In 2 Paradoxien habe ich mich gefangen gesehen. Zum einen in der Mitgliedschaftsbedingung: Die Währung war einzig und allein techn. und fach’. Kompetenz. Die hatte ich nicht und wollte ich auch nicht. Die technische Kompetenz, die ich anzubieten hätte (CI/CD, Pipelines, Pair Programming, TDD, Design Prinzipen) waren nicht relevant und nicht gewünscht. „So machen wir das hier nicht“. Vieles davon auch einfach nicht vorhanden. Lohnt es sich das anzugehen in Hinblick auf das Release in ein paar Monaten? Nein! Alle Kinder waren längst in den Brunnen gefallen.
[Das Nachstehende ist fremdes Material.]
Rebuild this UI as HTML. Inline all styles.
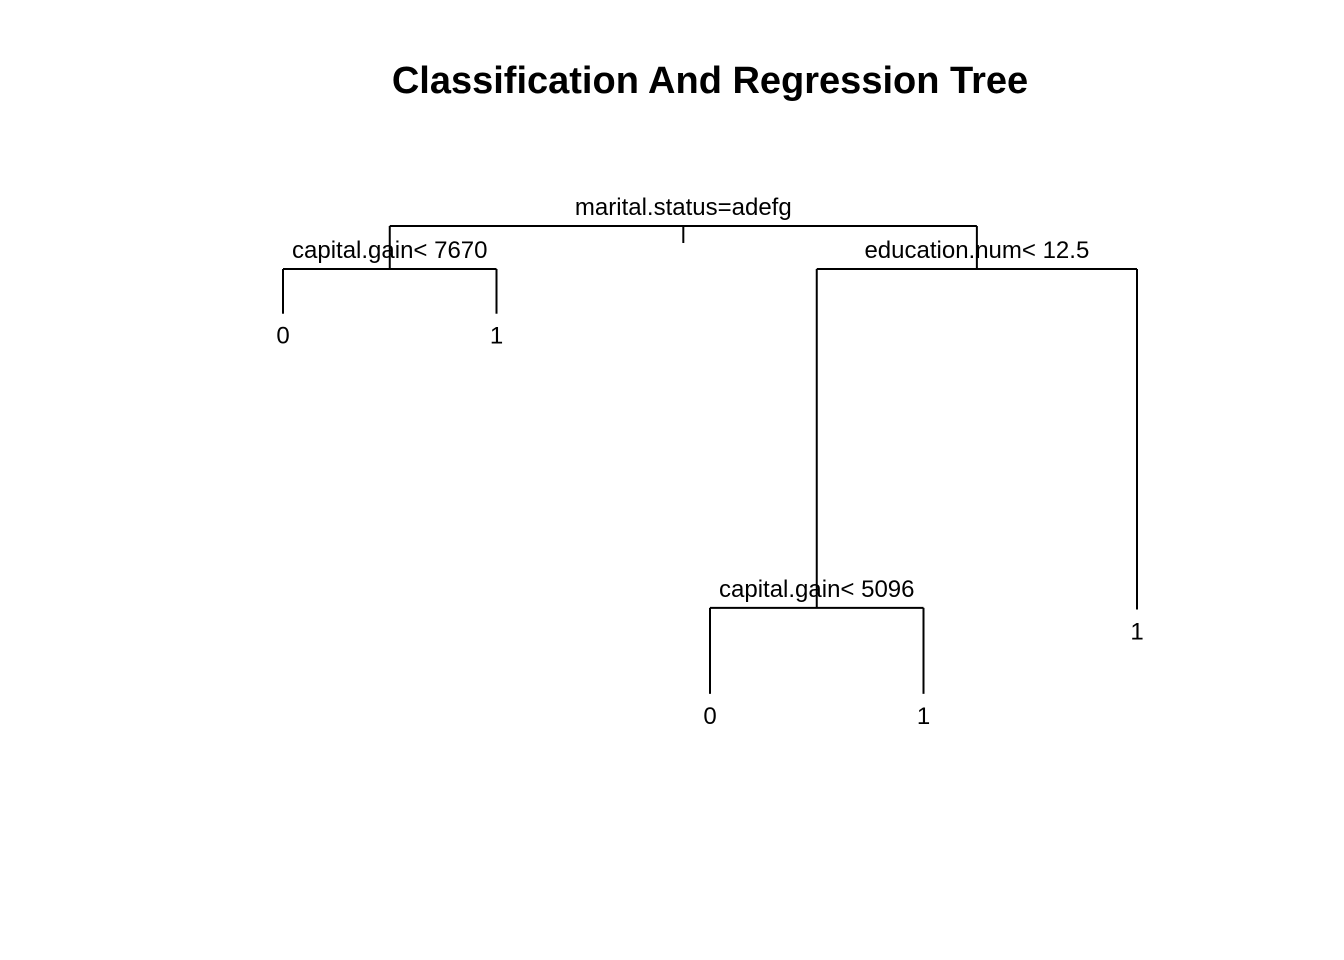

Methodische Kompetenz war ebenfalls nicht erwünscht. Wozu?
Ich war also defakto kein Teammitglied sondern nerviges Übel. Management-Typ, der auch keine Ahnung von unserer Arbeit hat. Recht hatten sie.
Zum anderen war die Organisation in der Paradoxie gefangen, dass das Team den Auftrag „Release“ nicht akzeptiert hatte. Und da es keine kommunikative Brücke zwischen Business und IT gab, konnte das Team fortlaufend das Release verschieben (keiner konnte nachvollziehen was noch zu tun war - weil alles viel zu technisch formuliert war) und das Management hatte kein wirkliches Druckmittel. Hier war Geschwindigkeit vs. Qualität aus der Balance, bzw. sehr einseitig auf Qualität ausgerichtet mit der Konsequenz, dass es nie fertig wurde. Hier brauchte es also eine Bewegung Richtung Gegenpol Geschwindigkeit.
Man muss dazu sagen, dass es sich hierbei um ein rein internes Projekt handelte. Keine echte Kunden, kein drohender Zahlungsausfall, nichtmal eine technische Notwendigkeit gab es für das Release. Alles hausgemacht.
Was nun? Die einzige Wirkung, die ich entfalten konnte war, indem ich für Transparenz sorgte. Also habe ich die Paradoxie sichtbar und besprechbar gemacht. Ich habe mich intern bei meinem Chef abgesichert, habe den PO informiert (der mir wenigstens gut gesonnen war) und bin dann zusammen mit ihm zu Management und habe die Situation (wie hier) erklärt. Ein Druckmittel war über regulatorische Vorgaben tatsächlich schnell gefunden und mit einer guten Story sind wir dann geschlossen vor das Team getreten und haben gemeinsam ein Veröffentlichungsdatum festgelegt. In Konsequenz wurde der Qualitätsanspruch gesenkt und Scope reduziert. Die daraus entstandenen Risiken wurden besprochen und akzeptiert.
Das Problem mit der Teammitgliedschaft konnte ich nicht lösen, aber zumindest konnte ich der Organisation behilflich sein, ihren Auftrag im Team zu platzieren und durchzusetzen.
Die Paradoxiebrille hilft! Sie bringt mich auf neue bzw. andere Ideen. Ich sehe Dinge anders als früher und das ist sehr sehr wertvoll. Was erstmal sehr abstrakt und theoretisch klingt hat echte praktische Relevanz. Daher mache ich gerne nochmal Werbung für das tolle Buch von Timm Richter und Thorsten Groth, die Arbeit von Klaus Eidenschink mit der Metatheorie der Veränderung und natürlich auch mein Buch.